As we celebrate Flag Day in the US, and approach the official beginning of summer, it’s a good time to take an objective look at where our economy is, with a focus on the employment side. Where is the best place to get objective data on the economy? The nightly news? LOL.

The federal government’s Bureau of Labor Statistics? They’re okay if you’re willing to dive deep into the numbers, but the unemployment rate they publish monthly provides very little useful information. For example, did you know that if you are collecting unemployment insurance but have not actively looked for work in the past 4 weeks you are not considered to be unemployed?
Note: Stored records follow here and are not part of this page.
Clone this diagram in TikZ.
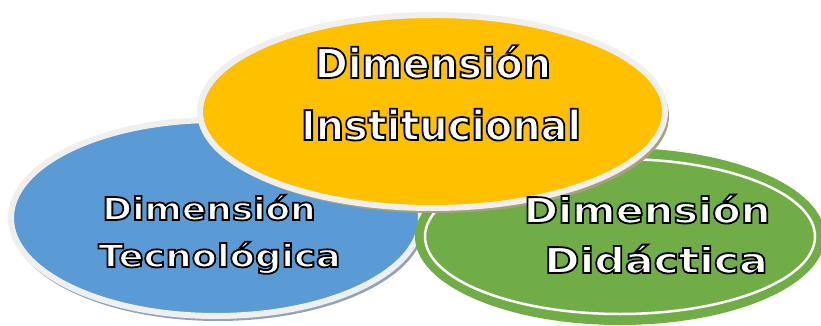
\documentclass[tikz,border=0pt]{standalone}
\usepackage{fontspec}
\newfontfamily\yelfont{DejaVu Sans Bold}[FakeStretch=0.97]
\newfontfamily\blufont{DejaVu Sans Bold}[FakeStretch=1.14]
\newfontfamily\blufontb{DejaVu Sans Bold}[FakeStretch=1.17]
\newfontfamily\grnfont{DejaVu Sans Bold}[FakeStretch=1.17]
\newfontfamily\grnfontb{DejaVu Sans Bold}[FakeStretch=1.2]
\definecolor{cblue}{HTML}{5B9BD5}
\definecolor{cyel}{HTML}{FFC000}
\definecolor{cgrn}{HTML}{70AD47}
\definecolor{crim}{HTML}{EFEFEF}
\definecolor{cshb}{HTML}{8FA3BC}
\definecolor{cshy}{HTML}{A8A07A}
\newcommand{\olt}[1]{{\color{white}\special{pdf:literal direct 0 0 0 RG 2 Tr 1.8 w}#1\special{pdf:literal direct 0 Tr 0.4 w}}}
\tikzset{
  lbl/.style={anchor=base, inner sep=0pt, text=white},
  rimmed/.style={line width=6pt, draw=crim},
}
\begin{document}
\begin{tikzpicture}[x=1pt,y=-1pt]
\useasboundingbox (0,0) rectangle (821,326);
% blue ellipse
\fill[cshb] (218,222) ellipse [x radius=207, y radius=99];
\draw[rimmed, fill=cblue] (216,218) ellipse [x radius=205, y radius=98];
% green ellipse
\fill[cgrn] (620,236.5) ellipse [x radius=205, y radius=88.5];
\draw[white, line width=2.5pt] (620,236.5) ellipse [x radius=195, y radius=77.5];
% yellow ellipse
\fill[cshy] (436,116) ellipse [x radius=233, y radius=97];
\draw[rimmed, fill=cyel] (432.5,111.5) ellipse [x radius=232.5, y radius=96.5];
% texts
\node[lbl, font=\yelfont\fontsize{41}{44}\selectfont] (y1) at (433,78) {\olt{Dimensión}};
\node[lbl, font=\yelfont\fontsize{41}{44}\selectfont] (y2) at (441,140) {\olt{Institucional}};
\node[lbl, font=\blufont\fontsize{31.5}{34}\selectfont] (b1) at (209,220) {\olt{Dimensión}};
\node[lbl, font=\blufontb\fontsize{31.5}{34}\selectfont] (b2) at (219.5,267) {\olt{Tecnológica}};
\node[lbl, font=\grnfont\fontsize{35.5}{38}\selectfont] (g1) at (647,223) {\olt{Dimensión}};
\node[lbl, font=\grnfontb\fontsize{35.5}{38}\selectfont] (g2) at (656,273) {\olt{Didáctica}};
\end{tikzpicture}
\end{document}
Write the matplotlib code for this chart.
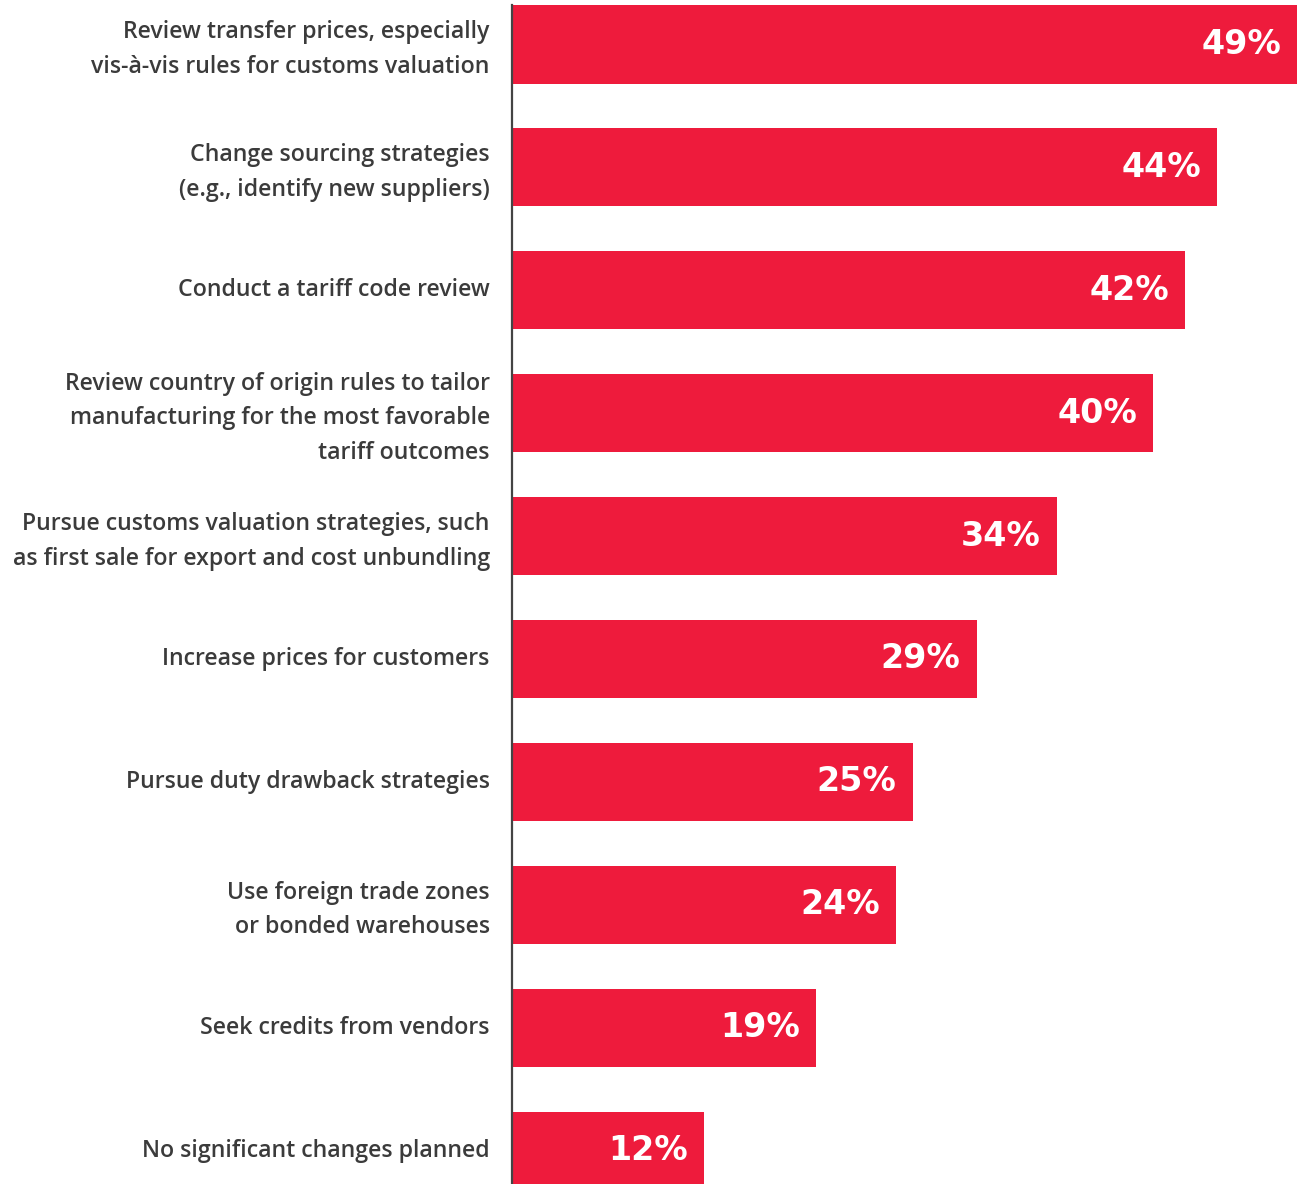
import matplotlib
matplotlib.use("Agg")
import matplotlib.pyplot as plt
from matplotlib.transforms import offset_copy, ScaledTranslation

plt.rcParams.update({"font.family": ["Open Sans", "DejaVu Sans"]})

LABELS = [
    "Review transfer prices, especially\nvis-à-vis rules for customs valuation",
    "Change sourcing strategies\n(e.g., identify new suppliers)",
    "Conduct a tariff code review",
    "Review country of origin rules to tailor\nmanufacturing for the most favorable\ntariff outcomes",
    "Pursue customs valuation strategies, such\nas first sale for export and cost unbundling",
    "Increase prices for customers",
    "Pursue duty drawback strategies",
    "Use foreign trade zones\nor bonded warehouses",
    "Seek credits from vendors",
    "No significant changes planned",
]
SHARES = [49, 44, 42, 40, 34, 29, 25, 24, 19, 12]

RED = "#EE1B3C"
INK = "#3b3b3b"
BAR_H = 0.635

fig = plt.figure(figsize=(13.01, 11.84), dpi=100)
ax = fig.add_axes([512 / 1301, 0, (1297 - 512) / 1301, 1])

ypos = list(range(len(SHARES)))
ax.barh(ypos, SHARES, height=BAR_H, color=RED, left=0)
ax.set_xlim(0, 49)
ax.set_ylim(9.272, -0.362)

# percentage labels sit inside the bar, flush to its end
inside = offset_copy(ax.transData, fig=fig, x=-16, y=0, units="dots")
for y, v in zip(ypos, SHARES):
    ax.text(v, y, f"{v}%", transform=inside, ha="right", va="center",
            color="white", fontsize=24, fontweight="bold", family="DejaVu Sans")

ax.set_yticks(ypos)
ax.set_yticklabels(LABELS, fontsize=16.7, fontweight=600, color=INK,
                   linespacing=1.58, ha="right")
ax.tick_params(axis="y", length=0, pad=16)
ax.tick_params(axis="x", bottom=False, labelbottom=False)
# nudge the category text up a touch so it centres on the bars
nudge = ScaledTranslation(0, 3 / 100, fig.dpi_scale_trans)
for lab in ax.get_yticklabels():
    lab.set_transform(lab.get_transform() + nudge)

for s in ("top", "right", "bottom"):
    ax.spines[s].set_visible(False)
ax.spines["left"].set_color("#444444")
ax.spines["left"].set_linewidth(1.6)
ax.spines["left"].set_bounds(9.272, -BAR_H / 2)

fig.savefig("out.png", dpi=100, facecolor="white")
The rate of 4.3% hasn’t been that low in 16 years, for what that’s worth.

One of the most informative indicators to look at (and our personal favorite at KLA) is the Institute for Supply Management (ISM) Purchasing Managers’ Index (PMI). They publish this monthly and it has been a very reliable indicator of current business conditions for a long time. The data is gathered from an industry diverse group of purchasing and supply executives nationwide. The Manufacturing PMI for May 2017 was 54.9, the 9th consecutive month with a reading above 50, which indicates growth. Looking deeper within the 11 separate indices they report, new orders (+2.0%) and employment (+1.5%) had solid increases over April.

Another of our favorites is the Society for Human Resource Management (SHRM) Leading Indicators of National Employment (LINE). Their data is gathered from a monthly survey of HR executives at over 1,000 manufacturing and service-sector firms. The June 2017 numbers show a strong upward trend in hiring at manufacturing firms, with over 65% of companies increasing headcount vs. just 8.6% of companies decreasing. Good news for workers (perhaps not so good for companies) is that the difficulty in recruiting the needed people is increasing even faster than the hiring rate, as is new-hire compensation.
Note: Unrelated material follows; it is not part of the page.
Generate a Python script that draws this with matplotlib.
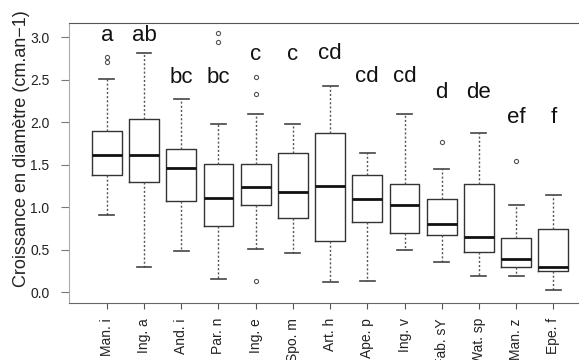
import matplotlib
matplotlib.use("Agg")
import matplotlib.pyplot as plt

plt.rcParams['font.family'] = ['Liberation Sans', 'DejaVu Sans']

# species and growth statistics (cm/an)
species = ['Man. i', 'Ing. a', 'And. i', 'Par. n', 'Ing. e', 'Spo. m', 'Art. h',
           'Ape. p', 'Ing. v', 'Fab. sY', 'Wat. sp', 'Man. z', 'Epe. f']
whis_lo = [0.91, 0.30, 0.48, 0.15, 0.51, 0.46, 0.12, 0.13, 0.49, 0.35, 0.19, 0.19, 0.02]
q1 = [1.38, 1.29, 1.07, 0.78, 1.02, 0.87, 0.60, 0.82, 0.70, 0.67, 0.47, 0.30, 0.25]
median = [1.61, 1.61, 1.46, 1.11, 1.24, 1.18, 1.25, 1.09, 1.02, 0.80, 0.65, 0.39, 0.30]
q3 = [1.89, 2.04, 1.68, 1.51, 1.51, 1.64, 1.87, 1.38, 1.27, 1.09, 1.27, 0.64, 0.74]
whis_hi = [2.51, 2.81, 2.27, 1.98, 2.10, 1.98, 2.43, 1.64, 2.10, 1.45, 1.87, 1.03, 1.14]
outliers = [[2.71, 2.77], [], [], [2.94, 3.05], [0.13, 2.33, 2.53], [], [],
            [], [], [1.76], [], [1.54], []]

# significance groups and their heights
groups = ['a', 'ab', 'bc', 'bc', 'c', 'c', 'cd', 'cd', 'cd', 'd', 'de', 'ef', 'f']
group_y = [3.02, 3.02, 2.53, 2.53, 2.79, 2.79, 2.81, 2.54, 2.54, 2.35, 2.35, 2.06, 2.06]

fig = plt.figure(figsize=(5.79, 3.60), dpi=100)
ax = fig.add_axes([0.119, 0.159, 0.881, 0.778])

stats = []
for i in range(len(species)):
    stats.append({'label': species[i], 'whislo': whis_lo[i], 'q1': q1[i],
                  'med': median[i], 'q3': q3[i], 'whishi': whis_hi[i],
                  'fliers': outliers[i]})

col = '#333333'
ax.bxp(stats, positions=range(len(species)), widths=0.8,
       boxprops=dict(color=col, linewidth=1.0),
       medianprops=dict(color='#111111', linewidth=2.0),
       whiskerprops=dict(color='#555555', linewidth=1.0, linestyle=(0, (1.5, 1.5))),
       capprops=dict(color='#444444', linewidth=1.2),
       flierprops=dict(marker='o', markersize=3, markerfacecolor='none',
                       markeredgecolor='#555555', markeredgewidth=0.8),
       capwidths=0.4)

for i, g in enumerate(groups):
    ax.text(i, group_y[i], g, ha='center', va='center', fontsize=16, color='#111111')

ax.set_xlim(-1.02, 12.69)
ax.set_ylim(-0.126, 3.17)
ax.set_yticks([0.0, 0.5, 1.0, 1.5, 2.0, 2.5, 3.0])
ax.set_yticklabels(['0.0', '0.5', '1.0', '1.5', '2.0', '2.5', '3.0'], fontsize=10, color='#222222')
ax.set_xticks(range(len(species)))
ax.set_xticklabels(species, rotation=90, fontsize=10, color='#222222', va='top')
ax.tick_params(axis='x', length=4, pad=7, color='#555555')
ax.tick_params(axis='y', length=6, pad=8, color='#777777')

ax.spines['right'].set_visible(False)
ax.spines['left'].set_color('#aaaaaa')
ax.spines['left'].set_linestyle((0, (2, 1)))
ax.spines['bottom'].set_color('#666666')
ax.spines['top'].set_color('#555555')

ax.set_ylabel('Croissance en diamètre (cm.an−1)', fontsize=13, color='#222222')
ax.yaxis.set_label_coords(-0.077, 0.55)

fig.savefig('out.png', dpi=100)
We think it makes sense to look at a mix of micro-level, or more real-time data, along with macro-level, or big-picture trends. Both the ISM PMI and the SHRM LINE fall into the micro-level category. On the big-picture side, we are still looking at around 10-15 more years of a gradual loss of the baby boomer generation from the US workforce. Another factor that has been slowly in the works for years is the shift from offshoring to reshoring. According to the Reshoring Initiative, a nonprofit organization dedicated to assisting companies bring good, well-paying jobs back to the US, the tide turned in 2016. Going forward they expect a net gain in US jobs from reshoring and foreign direct investment, vs offshoring.

What’s the current state of the economy then? We’re giving it a B+ for the employment side, because there is room for improvement in a few areas. Most analysts are forecasting wage growth in the 3% range, which although still modest, could boost consumer confidence and spending throughout the balance of 2017. We need to get our GDP growth out of its long entrenched 2% range, at least to 3%, and then we will consider a higher grade.